None of my genitalia is dangly and I read The Bloggess from time to time and I’m still not sure what this was about- but the necklace is cute.
I was raised in a jello intensive household and carrots go in lime jello so you get that kind of sickly weird brownish color. My favorite holiday dessert is made from jello, strawberries, sour cream, cool whip and pretzels. It’s better than bacon and chocolate.
Okay so is there a blog somewhere that gives household tips? Like how to get puke out from between the keys on my keyboard?
I’ve emptied a bottle of Febreze onto it and I can still smell it. My “jjjjjjjjjjjjjj” is a little sticky, too.
Epiphenita:
Your I Heart Jesus belt paired with the Jello mold necklace would have absolutely made you the belle of the white trash ball!
Tupperbling? Priceless. I believe you need to trademark that forthwith.
Trainer:
Ah, therein lies the beauty of my blog: you don’t have to pay attention in order to enjoy it. And neither do I!
And did you just mention my fav-o-rite desert of alltime? Strawberry Pretzel Salad? I dream about that stuff.
Dear NDBeasle:
Are you saying that all this talk of Jello has nauseated you to the point of emesis?
I think you need a new keyboard, shug.
I hate it when you find that chunk later that got stuck between your cheek and gum.
Evidently, I was fine with the concept of meat with squirmy fly larvae therein, but Cool Whip comingled with sour cream brought the orange chicken and rice back up. (Excuse me…)
Um, d00d? TMI. Even for me.
I know, right?
Sorry about that but it really is good! I would just put the keyboard in the dishwasher. It works but if you don’t believe me and it’s pukey and you can’t really keep it anyway, what do you have to lose?

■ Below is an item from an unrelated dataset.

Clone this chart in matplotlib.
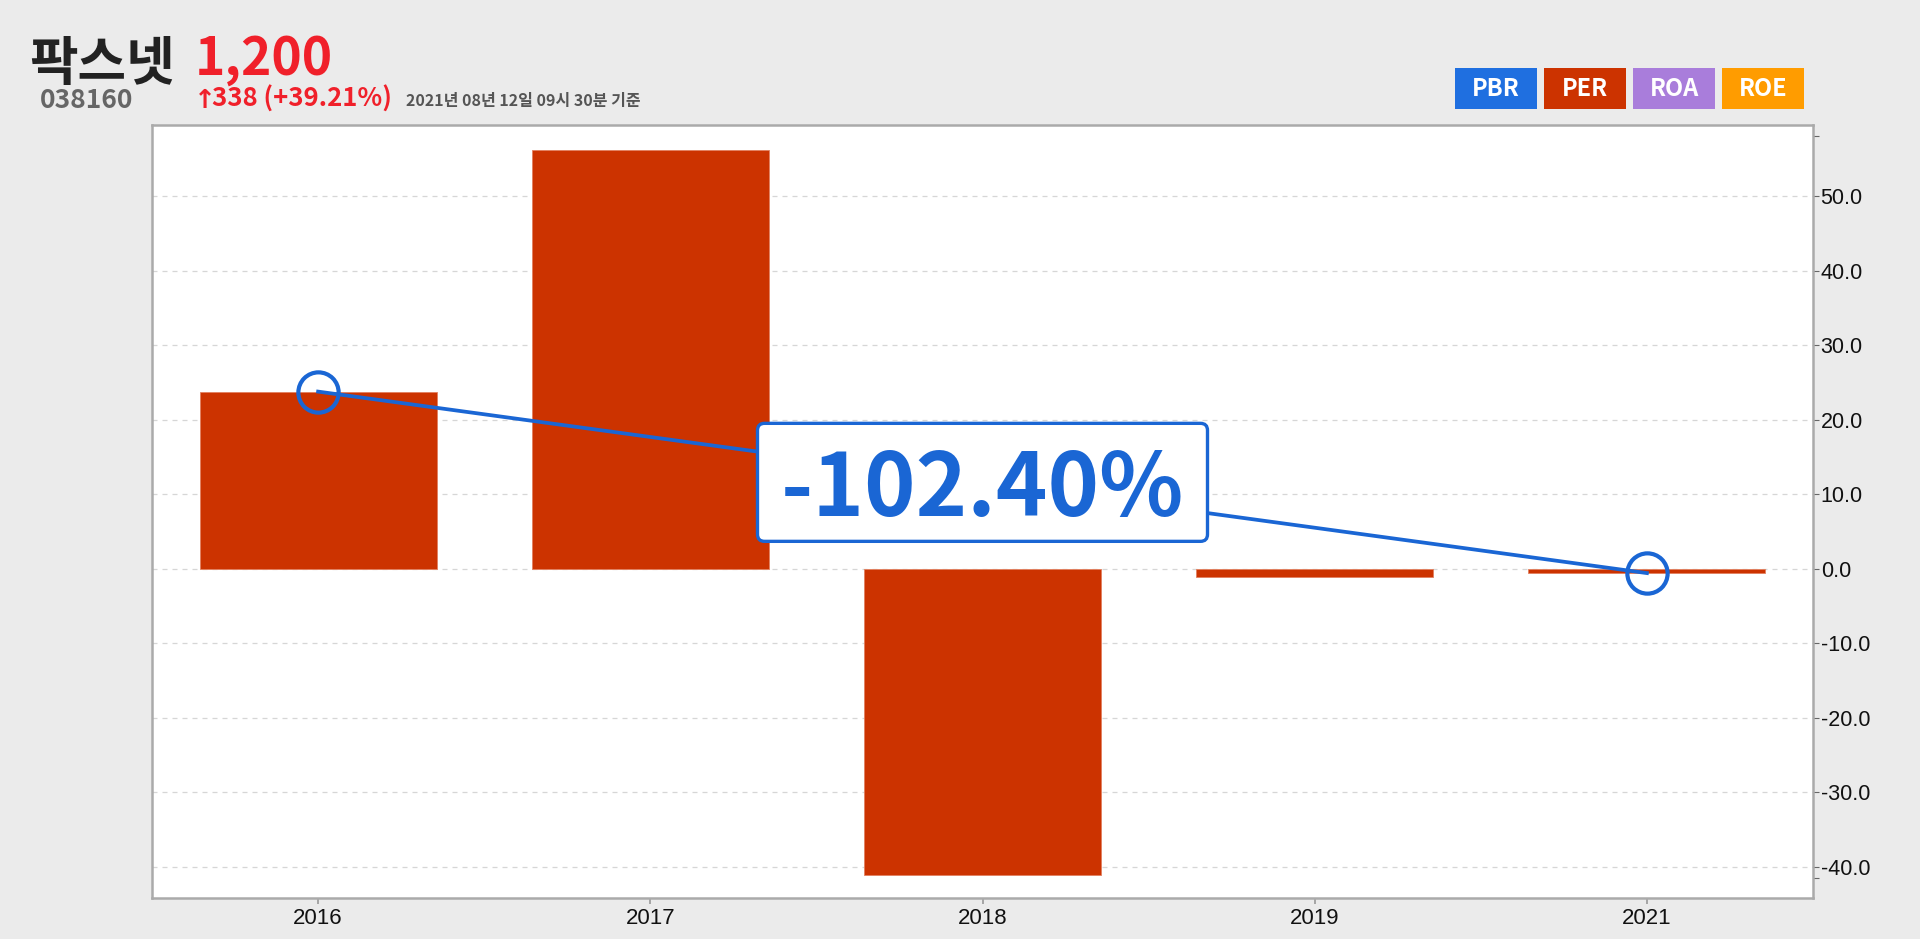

http://www.boingboing.net/2005/05/30/clean-your-keyboard-.html
As for household tips, I’m full of ‘em. I was a stay at home mom for 20 years before I became Houston’s Best Dog Trainer and I took my Staying At Home seriously. My kids used to watch Martha Stewart and get bored because she was doing things I did everyday. I’m doing a cheese making class on Saturday for 23 people (30 minute Mozzarella and Ricotta) - I used to cook everything from scratch and if you can eat, I can make it.

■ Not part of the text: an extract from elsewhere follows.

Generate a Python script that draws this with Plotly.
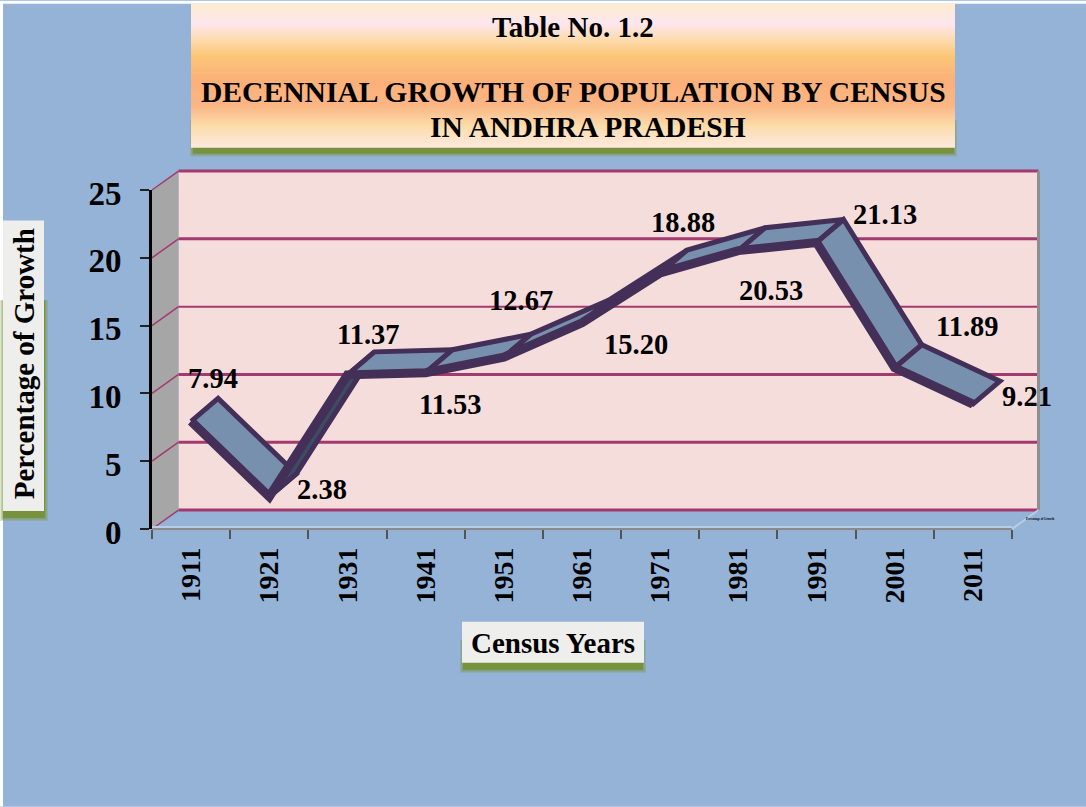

DD, your blog is *always* fun but it’s the brilliant posts that help me make sense of my life that keep me coming back.
a gathering w/o moi? *sniffs* Neat necklace…reminds me of the jelly from Neopets. hah!
Oh, and as for the keyboard…if it’s a regular computer kb, take off the keys 1 by 1 and clean underneath that way. They pop right back on again. I only wish this tip would work for a laptop.
Thanks for turning me on to Etsy!!!!! You rock!!
Trainer:
You amaze me….that link was great…plus…I had no idea you can teach people to make cheese. Color me Gorgonzola! And also, thanks for the compliment. Since I write primarily for my own enjoyment (well, and the whole bid for world domination thing), any useful informaiton gleaned by the reader is testament to their ingenuity!
Pear Lady:
What’s Neopets and where can I get one? More importantly, will you buy one for me?
AbbyNormal:
You’re welcome. And so do you.
Sorry. I aimed for witty. Hit disgusting.
I guess I overcompensated in this estrogeny wonderland.
I’ll sit quietly and eat my Jell-O the way God intended it. In little cups, chocked full of booze.
Don’t be too amazed- it all makes be a bore at parties.
Y’all are awesome.
NDBeasle: it’s okay. I want this blog to be a safe place for “disgusting” as well as “estrogeny”. Also, I like your idea about Jello shots.
Trainer:
You never bore me. Every few weeks I learn some mind-boggling fact about you!!!!!